◆ SUPPLIED MATERIAL ◆
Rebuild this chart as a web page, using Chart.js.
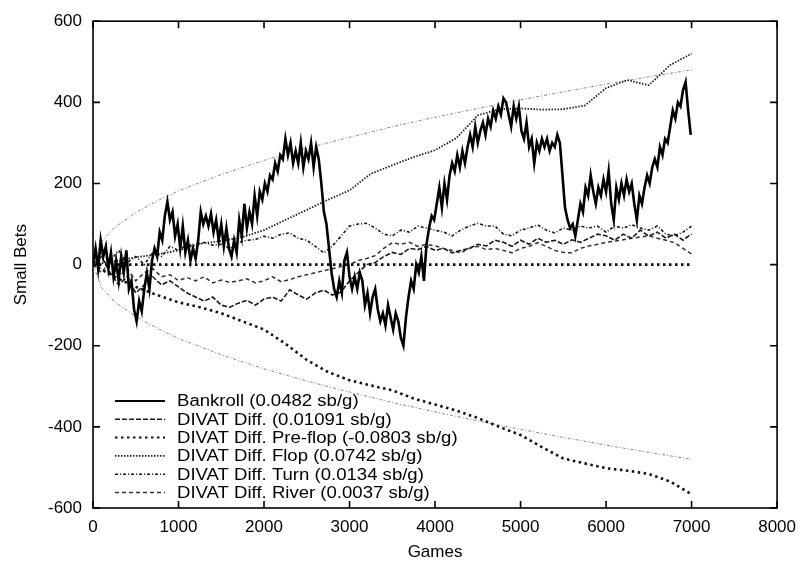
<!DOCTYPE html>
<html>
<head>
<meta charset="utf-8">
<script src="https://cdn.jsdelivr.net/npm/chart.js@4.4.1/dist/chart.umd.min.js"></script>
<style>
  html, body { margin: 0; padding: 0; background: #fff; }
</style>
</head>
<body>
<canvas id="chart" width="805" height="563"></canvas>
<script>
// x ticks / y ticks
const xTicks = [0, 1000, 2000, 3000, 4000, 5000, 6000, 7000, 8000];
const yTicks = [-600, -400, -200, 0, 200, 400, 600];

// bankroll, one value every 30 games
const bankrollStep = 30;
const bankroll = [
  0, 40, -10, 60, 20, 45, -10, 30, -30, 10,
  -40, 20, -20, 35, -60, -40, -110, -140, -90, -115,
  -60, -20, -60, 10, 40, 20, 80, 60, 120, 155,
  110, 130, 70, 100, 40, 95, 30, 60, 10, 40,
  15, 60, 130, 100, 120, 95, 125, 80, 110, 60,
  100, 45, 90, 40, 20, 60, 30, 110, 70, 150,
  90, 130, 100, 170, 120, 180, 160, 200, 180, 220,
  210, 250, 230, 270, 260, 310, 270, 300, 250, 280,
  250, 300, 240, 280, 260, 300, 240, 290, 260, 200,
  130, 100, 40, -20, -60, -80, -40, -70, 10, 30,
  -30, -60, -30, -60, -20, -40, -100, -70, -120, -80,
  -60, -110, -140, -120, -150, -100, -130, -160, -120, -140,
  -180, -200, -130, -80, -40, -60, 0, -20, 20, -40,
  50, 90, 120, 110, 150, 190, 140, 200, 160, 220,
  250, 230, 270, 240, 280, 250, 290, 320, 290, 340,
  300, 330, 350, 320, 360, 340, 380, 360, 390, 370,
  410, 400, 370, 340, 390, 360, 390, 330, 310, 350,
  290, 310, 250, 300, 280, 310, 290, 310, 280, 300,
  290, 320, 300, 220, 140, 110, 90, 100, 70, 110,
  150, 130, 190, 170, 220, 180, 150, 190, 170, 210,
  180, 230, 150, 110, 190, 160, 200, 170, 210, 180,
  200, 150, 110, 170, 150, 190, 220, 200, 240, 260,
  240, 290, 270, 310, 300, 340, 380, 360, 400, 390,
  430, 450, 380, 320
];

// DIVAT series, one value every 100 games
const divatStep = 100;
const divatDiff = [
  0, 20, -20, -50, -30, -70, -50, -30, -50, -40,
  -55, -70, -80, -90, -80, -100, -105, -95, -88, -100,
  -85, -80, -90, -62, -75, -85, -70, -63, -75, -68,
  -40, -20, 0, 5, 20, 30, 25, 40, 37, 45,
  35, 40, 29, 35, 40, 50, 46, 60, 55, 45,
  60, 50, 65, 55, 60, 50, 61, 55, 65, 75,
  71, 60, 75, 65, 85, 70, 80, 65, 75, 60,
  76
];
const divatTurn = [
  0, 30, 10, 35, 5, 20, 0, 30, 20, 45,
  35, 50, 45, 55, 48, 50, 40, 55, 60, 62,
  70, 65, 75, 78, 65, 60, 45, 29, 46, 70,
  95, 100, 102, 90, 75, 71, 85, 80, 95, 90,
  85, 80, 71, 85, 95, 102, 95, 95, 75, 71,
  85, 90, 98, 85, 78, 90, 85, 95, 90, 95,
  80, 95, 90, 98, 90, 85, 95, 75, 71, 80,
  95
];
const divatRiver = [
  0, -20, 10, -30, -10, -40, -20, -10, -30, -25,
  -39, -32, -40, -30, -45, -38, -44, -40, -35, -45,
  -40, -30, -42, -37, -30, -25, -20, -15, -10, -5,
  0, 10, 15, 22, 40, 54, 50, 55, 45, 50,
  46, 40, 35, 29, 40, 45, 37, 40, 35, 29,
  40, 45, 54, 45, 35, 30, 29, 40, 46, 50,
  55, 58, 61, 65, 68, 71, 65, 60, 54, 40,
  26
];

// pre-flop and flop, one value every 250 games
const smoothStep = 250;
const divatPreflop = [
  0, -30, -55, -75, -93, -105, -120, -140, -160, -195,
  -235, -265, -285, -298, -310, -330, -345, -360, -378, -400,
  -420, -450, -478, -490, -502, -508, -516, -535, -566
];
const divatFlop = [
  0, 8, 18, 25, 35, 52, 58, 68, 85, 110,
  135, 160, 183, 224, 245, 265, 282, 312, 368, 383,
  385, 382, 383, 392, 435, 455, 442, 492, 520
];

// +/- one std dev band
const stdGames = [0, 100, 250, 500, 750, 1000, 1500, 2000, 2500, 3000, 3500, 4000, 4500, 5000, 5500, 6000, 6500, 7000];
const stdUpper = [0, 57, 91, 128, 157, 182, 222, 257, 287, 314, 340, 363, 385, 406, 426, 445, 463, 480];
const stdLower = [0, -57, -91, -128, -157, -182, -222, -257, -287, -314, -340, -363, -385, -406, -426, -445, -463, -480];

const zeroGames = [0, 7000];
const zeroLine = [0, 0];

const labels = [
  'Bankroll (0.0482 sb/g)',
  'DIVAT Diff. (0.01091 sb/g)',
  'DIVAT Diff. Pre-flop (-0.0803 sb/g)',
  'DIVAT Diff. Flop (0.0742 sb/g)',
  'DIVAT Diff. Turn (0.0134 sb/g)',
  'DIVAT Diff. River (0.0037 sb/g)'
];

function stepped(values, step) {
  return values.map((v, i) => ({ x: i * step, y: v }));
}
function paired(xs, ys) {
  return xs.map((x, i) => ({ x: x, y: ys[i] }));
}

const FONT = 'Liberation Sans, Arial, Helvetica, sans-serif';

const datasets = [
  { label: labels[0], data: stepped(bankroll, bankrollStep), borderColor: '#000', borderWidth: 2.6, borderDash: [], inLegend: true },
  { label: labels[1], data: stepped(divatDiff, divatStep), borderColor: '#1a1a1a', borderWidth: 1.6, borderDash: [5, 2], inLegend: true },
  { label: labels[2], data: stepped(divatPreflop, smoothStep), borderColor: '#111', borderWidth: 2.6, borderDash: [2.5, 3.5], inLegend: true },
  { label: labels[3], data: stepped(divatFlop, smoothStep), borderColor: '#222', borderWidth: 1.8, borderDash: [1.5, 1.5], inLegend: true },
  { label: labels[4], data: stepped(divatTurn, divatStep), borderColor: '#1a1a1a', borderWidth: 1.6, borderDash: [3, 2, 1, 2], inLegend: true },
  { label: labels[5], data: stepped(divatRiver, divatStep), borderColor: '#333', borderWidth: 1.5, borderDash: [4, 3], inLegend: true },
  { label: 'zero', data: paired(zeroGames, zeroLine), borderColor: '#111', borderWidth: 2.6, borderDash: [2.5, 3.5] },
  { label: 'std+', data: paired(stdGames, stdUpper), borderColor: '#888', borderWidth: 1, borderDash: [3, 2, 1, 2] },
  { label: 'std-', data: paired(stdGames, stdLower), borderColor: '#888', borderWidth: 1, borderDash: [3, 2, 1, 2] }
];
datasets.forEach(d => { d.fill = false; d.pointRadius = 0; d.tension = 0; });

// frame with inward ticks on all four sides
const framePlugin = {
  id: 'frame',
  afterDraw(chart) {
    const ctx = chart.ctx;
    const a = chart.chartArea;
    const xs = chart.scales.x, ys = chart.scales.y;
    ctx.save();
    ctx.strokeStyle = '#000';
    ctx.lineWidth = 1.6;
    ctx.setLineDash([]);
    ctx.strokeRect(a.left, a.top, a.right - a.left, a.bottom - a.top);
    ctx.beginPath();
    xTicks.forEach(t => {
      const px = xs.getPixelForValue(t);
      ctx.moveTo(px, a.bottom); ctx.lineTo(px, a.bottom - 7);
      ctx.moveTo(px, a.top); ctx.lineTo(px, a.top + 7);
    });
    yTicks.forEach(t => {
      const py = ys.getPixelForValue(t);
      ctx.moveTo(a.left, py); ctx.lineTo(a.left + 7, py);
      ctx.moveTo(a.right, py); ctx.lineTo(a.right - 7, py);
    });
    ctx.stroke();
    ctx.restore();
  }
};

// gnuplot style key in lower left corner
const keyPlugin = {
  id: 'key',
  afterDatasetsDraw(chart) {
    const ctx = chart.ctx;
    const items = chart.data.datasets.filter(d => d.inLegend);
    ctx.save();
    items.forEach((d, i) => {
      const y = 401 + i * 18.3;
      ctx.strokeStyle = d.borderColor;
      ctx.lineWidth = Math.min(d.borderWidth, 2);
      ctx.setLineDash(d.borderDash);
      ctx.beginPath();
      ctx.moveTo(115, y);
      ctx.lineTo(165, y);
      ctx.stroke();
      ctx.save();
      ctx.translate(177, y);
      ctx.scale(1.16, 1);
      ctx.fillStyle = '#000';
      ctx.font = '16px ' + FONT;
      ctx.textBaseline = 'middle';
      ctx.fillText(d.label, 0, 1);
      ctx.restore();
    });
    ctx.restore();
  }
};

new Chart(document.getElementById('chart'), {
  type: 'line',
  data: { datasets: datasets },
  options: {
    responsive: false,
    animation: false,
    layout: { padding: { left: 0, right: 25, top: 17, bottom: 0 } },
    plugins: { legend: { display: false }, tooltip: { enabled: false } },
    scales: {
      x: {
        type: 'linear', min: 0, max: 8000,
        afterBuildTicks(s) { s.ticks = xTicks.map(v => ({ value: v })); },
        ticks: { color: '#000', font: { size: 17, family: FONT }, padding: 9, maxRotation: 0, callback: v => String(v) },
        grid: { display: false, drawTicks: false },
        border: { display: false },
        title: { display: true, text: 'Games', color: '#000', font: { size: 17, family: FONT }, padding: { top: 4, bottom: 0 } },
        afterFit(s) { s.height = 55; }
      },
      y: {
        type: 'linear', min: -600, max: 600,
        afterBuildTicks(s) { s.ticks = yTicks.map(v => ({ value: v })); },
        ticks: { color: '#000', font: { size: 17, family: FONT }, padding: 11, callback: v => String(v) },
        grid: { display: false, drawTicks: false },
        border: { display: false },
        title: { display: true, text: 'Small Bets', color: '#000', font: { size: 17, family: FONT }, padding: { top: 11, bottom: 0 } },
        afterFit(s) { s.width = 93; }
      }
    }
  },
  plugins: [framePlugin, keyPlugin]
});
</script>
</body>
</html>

◆ STATED TASK ◆
Pictures stay out. Print the data exactly, from its first line through the line containing "const yTicks = [-600, -400, -200, 0, 200, 400, 600];".

◆ THE RESULT ◆
Rebuild this chart as a web page, using Chart.js.
<!DOCTYPE html>
<html>
<head>
<meta charset="utf-8">
<script src="https://cdn.jsdelivr.net/npm/chart.js@4.4.1/dist/chart.umd.min.js"></script>
<style>
  html, body { margin: 0; padding: 0; background: #fff; }
</style>
</head>
<body>
<canvas id="chart" width="805" height="563"></canvas>
<script>
// x ticks / y ticks
const xTicks = [0, 1000, 2000, 3000, 4000, 5000, 6000, 7000, 8000];
const yTicks = [-600, -400, -200, 0, 200, 400, 600];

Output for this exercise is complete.